Tuesday 22 November 2011

Bringing up confident kids

Parents can be the biggest promoters of their child's self-esteem, it isn't a particularly difficult things to do. If fact, most parents do it without even realizing that their words and actions have great impact on how their child feels about himself. Here are some suggestions to keep in mind.


When you feel good about your child, mention it to him.
A child doesn't know when you are feeling good about him and he needs to hear you tell him that you like having him in the family.


Teach your child to practice making positive self-statements.
Some examples of useful self-talk are , " I can get this problem, if i just keep trying."


Avoid criticism that takes the form of ridicule or shame.
When criticism is directed to the child as a person, it can easily deteriorate into ridicule or shame. It is important to learn to use ' I statements ' rather than ' you statements ' when giving criticism. For instance say, " I would like you to keep your clothes in the proper place in your closet or drawers, not lying all over your room;" rather than saying " Why are you such a lazy slob? Can't you take care of anything?"


Be generous with praise.
Use what is called descriptive praise to let your child know when they are doing something well.

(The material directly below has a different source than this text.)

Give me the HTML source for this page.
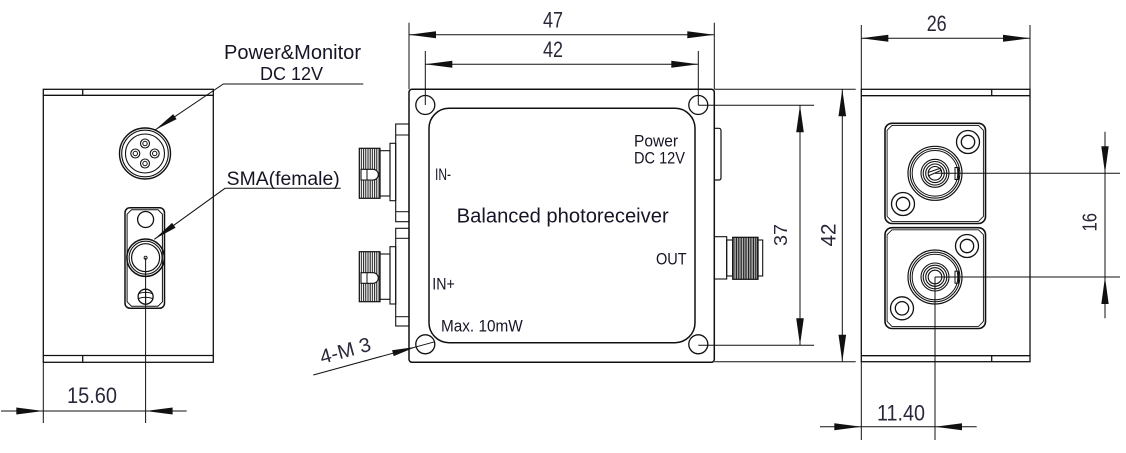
<!DOCTYPE html>
<html><head><meta charset="utf-8"><style>
html,body{margin:0;padding:0;background:#fff;}
svg{display:block;}
text{font-family:"Liberation Sans",sans-serif;}
.d{fill:#2a2838;}
.l{fill:#151525;}
</style></head><body>
<svg width="1126" height="453" viewBox="0 0 1126 453" xmlns="http://www.w3.org/2000/svg">
<defs>
<pattern id="kn" width="2.2" height="6" patternUnits="userSpaceOnUse"><rect width="2.2" height="6" fill="#fff"/><line x1="0.6" y1="0" x2="0.6" y2="6" stroke="#111" stroke-width="1"/></pattern>
<pattern id="kn2" width="1.7" height="6" patternUnits="userSpaceOnUse"><rect width="1.7" height="6" fill="#fff"/><line x1="0.5" y1="0" x2="0.5" y2="6" stroke="#111" stroke-width="1.1"/></pattern>
</defs>
<g fill="none" stroke="#111" stroke-width="1.3">
<!-- LEFT VIEW -->
<rect x="43.3" y="89.3" width="170" height="273"/>
<line x1="43.3" y1="95.3" x2="213.3" y2="95.3"/>
<line x1="43.3" y1="355.5" x2="213.3" y2="355.5"/>
<line x1="82.7" y1="89.3" x2="82.7" y2="95.3"/>
<line x1="82.7" y1="355.5" x2="82.7" y2="362.3"/>
<!-- power connector -->
<circle cx="145" cy="153.5" r="25.5" stroke-width="1.4"/>
<circle cx="145" cy="153.5" r="23.3" stroke-width="1.1"/>
<circle cx="145" cy="153.5" r="19.5" stroke-width="1.1"/>
<circle cx="145" cy="143.5" r="4.5" stroke-width="1.1"/><circle cx="145" cy="143.5" r="2.2" stroke-width="1"/>
<circle cx="145" cy="163.5" r="4.5" stroke-width="1.1"/><circle cx="145" cy="163.5" r="2.2" stroke-width="1"/>
<circle cx="135.3" cy="153.5" r="4.5" stroke-width="1.1"/><circle cx="135.3" cy="153.5" r="2.2" stroke-width="1"/>
<circle cx="154.7" cy="153.5" r="4.5" stroke-width="1.1"/><circle cx="154.7" cy="153.5" r="2.2" stroke-width="1"/>
<!-- SMA bracket -->
<rect x="125" y="207.7" width="39.5" height="100.6" rx="5" stroke-width="1.5"/>
<path d="M131.5,209.8 H158 L162.4,214.2 V301.8 L158,306.2 H131.5 L127.1,301.8 V214.2 Z" stroke-width="1"/>
<circle cx="145.6" cy="219.5" r="8" stroke-width="1.3"/>
<circle cx="145.6" cy="257.7" r="18.7" stroke-width="1.5"/>
<circle cx="145.6" cy="257.7" r="16.5" stroke-width="1.1"/>
<circle cx="145.6" cy="257.7" r="14" stroke-width="1.2"/>
<circle cx="145.6" cy="257.7" r="1.5" stroke-width="0.9"/>
<circle cx="145.6" cy="296.7" r="7.5" stroke-width="1.3"/>
<path d="M139,293.5 Q145.6,291 152,293.5 M138.5,298.5 Q145.6,296 152.5,298.5 M145.6,290 V303" stroke-width="1"/>
<!-- leaders -->
<polyline points="363.3,84 223.3,84 155,130" stroke-width="1"/>
<polyline points="340.7,188.3 225,188.3 154.3,239.3" stroke-width="1"/>
<!-- 15.60 dim -->
<line x1="43.3" y1="362.3" x2="43.3" y2="423" stroke-width="1"/>
<line x1="145.6" y1="257.7" x2="145.6" y2="423" stroke-width="1"/>
<line x1="1" y1="411" x2="186.7" y2="411" stroke-width="1"/>

<!-- MIDDLE VIEW -->
<rect x="409" y="89.3" width="305.3" height="273" rx="3" stroke-width="1.5"/>
<rect x="429" y="108.3" width="266" height="234.4" rx="20" stroke-width="1.5"/>
<circle cx="425.3" cy="105" r="9.5"/><circle cx="698.3" cy="105" r="9.5"/>
<circle cx="425.3" cy="344.3" r="9.5"/><circle cx="698.3" cy="344.3" r="9.5"/>
<!-- left plates -->
<rect x="395.7" y="124" width="13.3" height="97.7" stroke-width="1.1"/>
<line x1="395.7" y1="135" x2="409" y2="135" stroke-width="1"/>
<line x1="395.7" y1="211.7" x2="409" y2="211.7" stroke-width="1"/>
<rect x="395.7" y="228.3" width="13.3" height="97.7" stroke-width="1.1"/>
<line x1="395.7" y1="238.3" x2="409" y2="238.3" stroke-width="1"/>
<line x1="395.7" y1="316.7" x2="409" y2="316.7" stroke-width="1"/>
<!-- connectors IN- -->
<rect x="390" y="143.3" width="5.7" height="57.4" stroke-width="1.1"/>
<rect x="380" y="150.7" width="10" height="45.3" stroke-width="1.1"/>
<rect x="359.3" y="148.3" width="20.7" height="50" fill="url(#kn)" stroke-width="1.2"/>
<path d="M361,169.3 H373 A5.3,5.3 0 0 1 373,180 H361 Z" fill="#fff" stroke-width="1.1"/>
<line x1="367" y1="169.3" x2="367" y2="180" stroke-width="1"/>
<!-- IN+ -->
<rect x="390" y="246.7" width="5.7" height="57.3" stroke-width="1.1"/>
<rect x="380" y="254" width="10" height="45.3" stroke-width="1.1"/>
<rect x="359.3" y="251.7" width="20.7" height="50" fill="url(#kn)" stroke-width="1.2"/>
<path d="M361,272.7 H373 A5.3,5.3 0 0 1 373,283.3 H361 Z" fill="#fff" stroke-width="1.1"/>
<line x1="367" y1="272.7" x2="367" y2="283.3" stroke-width="1"/>
<!-- right side small rect -->
<path d="M714.3,128.3 H719 Q721,128.3 721,131 V177.5 Q721,180 719,180 H714.3" stroke-width="1.2"/>
<!-- OUT connector -->
<rect x="714.3" y="236.7" width="12.4" height="42.3" stroke-width="1.1"/>
<rect x="726.7" y="240" width="6" height="36" stroke-width="1.1"/>
<rect x="732.7" y="237.3" width="25.3" height="42" fill="url(#kn2)" stroke-width="1.2"/>
<rect x="758" y="240" width="4.7" height="36" stroke-width="1.1"/>
<!-- 47 dim -->
<line x1="409" y1="22.7" x2="409" y2="89.3" stroke-width="1"/>
<line x1="714.3" y1="22.7" x2="714.3" y2="89.3" stroke-width="1"/>
<line x1="409" y1="34.7" x2="714.3" y2="34.7" stroke-width="1"/>
<!-- 42 dim -->
<line x1="425.3" y1="51" x2="425.3" y2="105" stroke-width="1"/>
<line x1="698.3" y1="51" x2="698.3" y2="105" stroke-width="1"/>
<line x1="425.3" y1="64.3" x2="698.3" y2="64.3" stroke-width="1"/>
<!-- 4-M 3 leader -->
<line x1="313.3" y1="375" x2="435" y2="341.7" stroke-width="1"/>
<!-- vertical 37 / 42 dims -->
<line x1="698.3" y1="105.3" x2="814" y2="105.3" stroke-width="1"/>
<line x1="698.3" y1="345.3" x2="814" y2="345.3" stroke-width="1"/>
<line x1="800" y1="105.3" x2="800" y2="345.3" stroke-width="1"/>
<line x1="714.3" y1="89.3" x2="855.7" y2="89.3" stroke-width="1"/>
<line x1="714.3" y1="361.7" x2="855.7" y2="361.7" stroke-width="1"/>
<line x1="842.3" y1="89.3" x2="842.3" y2="361.7" stroke-width="1"/>

<!-- RIGHT VIEW -->
<rect x="861.3" y="89.3" width="168.7" height="272.4"/>
<line x1="861.3" y1="95.7" x2="1030" y2="95.7"/>
<line x1="861.3" y1="355.7" x2="1030" y2="355.7"/>
<line x1="991.7" y1="89.3" x2="991.7" y2="95.7"/>
<line x1="991.7" y1="355.7" x2="991.7" y2="361.7"/>
<!-- 26 dim -->
<line x1="861.3" y1="25" x2="861.3" y2="89.3" stroke-width="1"/>
<line x1="1030" y1="25" x2="1030" y2="89.3" stroke-width="1"/>
<line x1="861.3" y1="38.3" x2="1030" y2="38.3" stroke-width="1"/>
<!-- top adapter -->
<rect x="885" y="123.3" width="100.5" height="100.2" rx="7" stroke-width="1.6"/>
<path d="M892,125.4 H978.5 L983.4,130.3 V216.5 L978.5,221.4 H892 L887.1,216.5 V130.3 Z" stroke-width="0.9"/>
<circle cx="968" cy="142" r="11.5"/><circle cx="968" cy="142" r="6.7"/>
<circle cx="903" cy="204" r="11.5"/><circle cx="903" cy="204" r="6.7"/>
<circle cx="935" cy="173.3" r="27" stroke-width="1.2"/>
<circle cx="935" cy="173.3" r="24.8" stroke-width="1.1"/>
<circle cx="935" cy="173.3" r="22.8" stroke-width="1"/>
<circle cx="935" cy="173.3" r="14" stroke-width="1.1"/>
<circle cx="935" cy="173.3" r="11.8" stroke-width="1.1"/>
<circle cx="935" cy="173.3" r="9.3" stroke-width="1.1"/>
<circle cx="935" cy="173.3" r="6.8" stroke-width="1.1"/>
<path d="M928,176 L942,170 M928,172.5 L941,168" stroke-width="1"/>
<rect x="955" y="167.5" width="3.5" height="12" stroke-width="1"/>
<!-- bottom adapter -->
<rect x="885" y="227.7" width="100.5" height="100.8" rx="7" stroke-width="1.6"/>
<path d="M892,229.8 H978.5 L983.4,234.7 V321.5 L978.5,326.4 H892 L887.1,321.5 V234.7 Z" stroke-width="0.9"/>
<circle cx="967" cy="246" r="11.5"/><circle cx="967" cy="246" r="6.7"/>
<circle cx="902" cy="308.3" r="11.5"/><circle cx="902" cy="308.3" r="6.7"/>
<circle cx="935" cy="277" r="27" stroke-width="1.2"/>
<circle cx="935" cy="277" r="24.8" stroke-width="1.1"/>
<circle cx="935" cy="277" r="22.8" stroke-width="1"/>
<circle cx="935" cy="277" r="14" stroke-width="1.1"/>
<circle cx="935" cy="277" r="11.8" stroke-width="1.1"/>
<circle cx="935" cy="277" r="9.3" stroke-width="1.1"/>
<circle cx="935" cy="277" r="6.8" stroke-width="1.1"/>
<rect x="955" y="271.2" width="3.5" height="12" stroke-width="1"/>
<!-- centerlines & 16 dim -->
<line x1="935" y1="173.3" x2="1120" y2="173.3" stroke-width="1"/>
<line x1="935" y1="277" x2="1120" y2="277" stroke-width="1"/>
<line x1="1105" y1="131.7" x2="1105" y2="318.3" stroke-width="1"/>
<!-- 11.40 dim -->
<line x1="861.3" y1="361.7" x2="861.3" y2="440" stroke-width="1"/>
<line x1="935" y1="277" x2="935" y2="440" stroke-width="1"/>
<line x1="820" y1="426.7" x2="976.7" y2="426.7" stroke-width="1"/>
</g>

<!-- ARROWHEADS -->
<g fill="#111" stroke="none">
<polygon points="155,130 176.6,119.1 173.2,114.1"/>
<polygon points="154.3,239.3 175.55,227.7 172.05,222.9"/>
<polygon points="43.3,411 16.3,407.5 16.3,414.5"/>
<polygon points="145.6,411 172.6,407.5 172.6,414.5"/>
<polygon points="409,34.7 436,31.2 436,38.2"/>
<polygon points="714.3,34.7 687.3,31.2 687.3,38.2"/>
<polygon points="425.3,64.3 452.3,60.8 452.3,67.8"/>
<polygon points="698.3,64.3 671.3,60.8 671.3,67.8"/>
<polygon points="416,346.9 393.7,356.1 392.1,350.3"/>
<polygon points="800,105.3 796.2,132.3 803.8,132.3"/>
<polygon points="800,345.3 796.2,318.3 803.8,318.3"/>
<polygon points="842.3,89.3 838.5,116.3 846.1,116.3"/>
<polygon points="842.3,361.7 838.5,334.7 846.1,334.7"/>
<polygon points="861.3,38.3 888.3,34.8 888.3,41.8"/>
<polygon points="1030,38.3 1003,34.8 1003,41.8"/>
<polygon points="1105,173.3 1101.3,146.3 1108.7,146.3"/>
<polygon points="1105,277 1101.3,304 1108.7,304"/>
<polygon points="861.3,426.7 834.3,423.2 834.3,430.2"/>
<polygon points="935,426.7 962,423.2 962,430.2"/>
</g>

<!-- LABELS -->
<text class="l" x="224" y="59" font-size="20" textLength="137" lengthAdjust="spacingAndGlyphs">Power&amp;Monitor</text>
<text class="l" x="260" y="80" font-size="18" textLength="63" lengthAdjust="spacingAndGlyphs">DC 12V</text>
<text class="l" x="226.7" y="185" font-size="19" textLength="113" lengthAdjust="spacingAndGlyphs">SMA(female)</text>

<text class="l" x="435" y="180" font-size="17" textLength="16" lengthAdjust="spacingAndGlyphs">IN-</text>
<text class="l" x="432.3" y="289.3" font-size="17" textLength="22.5" lengthAdjust="spacingAndGlyphs">IN+</text>
<text class="l" x="634" y="146.7" font-size="17" textLength="44" lengthAdjust="spacingAndGlyphs">Power</text>
<text class="l" x="634" y="163.3" font-size="17" textLength="51" lengthAdjust="spacingAndGlyphs">DC 12V</text>
<text class="l" x="456.7" y="222.7" font-size="20" textLength="212" lengthAdjust="spacingAndGlyphs">Balanced photoreceiver</text>
<text class="l" x="656" y="264.3" font-size="17" textLength="30.7" lengthAdjust="spacingAndGlyphs">OUT</text>
<text class="l" x="441" y="331.7" font-size="17" textLength="81.7" lengthAdjust="spacingAndGlyphs">Max. 10mW</text>

<!-- DIMENSION NUMERALS -->
<text class="d" x="543" y="27.5" font-size="22" textLength="20" lengthAdjust="spacingAndGlyphs">47</text>
<text class="d" x="543" y="57" font-size="22" textLength="20" lengthAdjust="spacingAndGlyphs">42</text>
<text class="d" x="926.7" y="31" font-size="22" textLength="20" lengthAdjust="spacingAndGlyphs">26</text>
<text class="d" x="67" y="403" font-size="22" textLength="50" lengthAdjust="spacingAndGlyphs">15.60</text>
<text class="d" x="877" y="420.5" font-size="22" textLength="48" lengthAdjust="spacingAndGlyphs">11.40</text>
<text class="d" transform="translate(787,246) rotate(-90)" x="0" y="0" font-size="18" textLength="22" lengthAdjust="spacingAndGlyphs">37</text>
<text class="d" transform="translate(835.5,246.5) rotate(-90)" x="0" y="0" font-size="21" textLength="23" lengthAdjust="spacingAndGlyphs">42</text>
<text class="d" transform="translate(1096.7,231.5) rotate(-90)" x="0" y="0" font-size="20" textLength="18.5" lengthAdjust="spacingAndGlyphs">16</text>
<text class="d" transform="translate(322,364) rotate(-15.3)" x="0" y="0" font-size="20" textLength="52" lengthAdjust="spacingAndGlyphs">4-M 3</text>
</svg>
</body></html>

Teach your child about decision-making and to recognize when he has made a good decision.
Guide your child through the process of making a decision, but do not make it for him. Let him learn the consequences of making and living with any decision he makes.


Develop a positive approach to providing structure for your child.
All kids and teens need to accept responsibility for their behavior. They should learn self-discipline. To help children learn self-discipline, the parent needs to adopt the role of coach/teacher rather than that of disciplinarian and punisher.